I liked eating in restaurants, yet no matter where we ate I almost always ordered the same thing: a grilled cheese and tomato sandwich with french fries, a vanilla-Coke, and either lemon meringue pie or a hot fudge sundae for dessert. I loved the way the grilled cheese sandwich tasted from being pressed down hard on the grill, the odors of hamburgers and sausage and bacon and onions cooked into the bread, the cheese and tomato melted into one another, and I loved the way my father would always say, “He’s some kid, my boy—you offer him the whole menu and he winds up choosing the same thing every time. He’s one steady kid, my boy—a guy you can count on, right?”
After we were done eating, if he didn’t have any errands we would stay on in the lunche
onette for an hour or two and I would make sketches of some of the people—waitresses or cooks or owners or one of the regulars—and when everybody crowded around and patted my father on the back and told him how talented I was, he would glow.
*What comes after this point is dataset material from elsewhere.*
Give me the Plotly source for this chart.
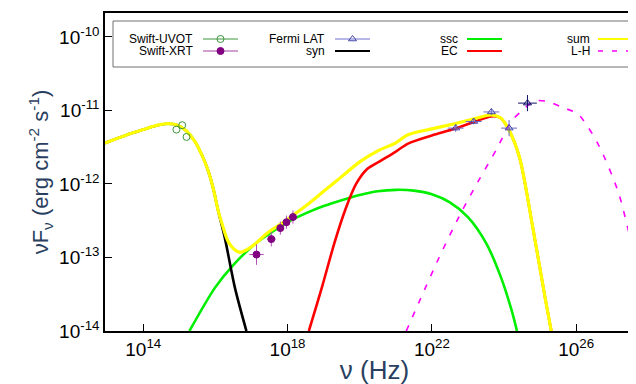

One afternoon when we’d finished lunch early and were walking back home along Church Avenue—my mother and Abe had been gone for more than two weeks and she had written that they might not start back until mid-August, that Abe had to take care of some business for Mr. Rothenberg in Las Vegas—some of my friends called me from inside the Holy Cross schoolyard to come in and play with them. Tony Cremona was there, and for a second, knowing that part of the reason Abe was staying away was because there’d been some threats from Fasalino’s organization, I wondered if it would seem disloyal to my uncle to play ball with Tony. But when Tony called to me, my father smiled.
“You go enjoy yourself,” he said.
I went in and started shooting with the guys—they were between games—and when we were lining up at the foul line to shoot for new sides, I noticed that my father had entered the schoolyard and was leaning against the fence. His jacket and tie were off, his shirt sleeves rolled up.
“Can an old man get a few shots?” he asked.
“Sure,” I said.
He bounced the ball on the concrete a few times, using both hands the way the girls did at school. I cringed. He stood to the side of the basket, about twenty feet away, his cigarette stuck in the corner of his, mouth, cocked his head to one side, took a step and a half, and shot the ball with two hands, using an old fashioned set-shot with a lot of backspin, but letting the ball go more from his waist than from his chest. The ball smashed off the backboard without even touching the rim.
“C’mon. C’mon,” he said, gesturing impatiently. “I gotta get the right angle.”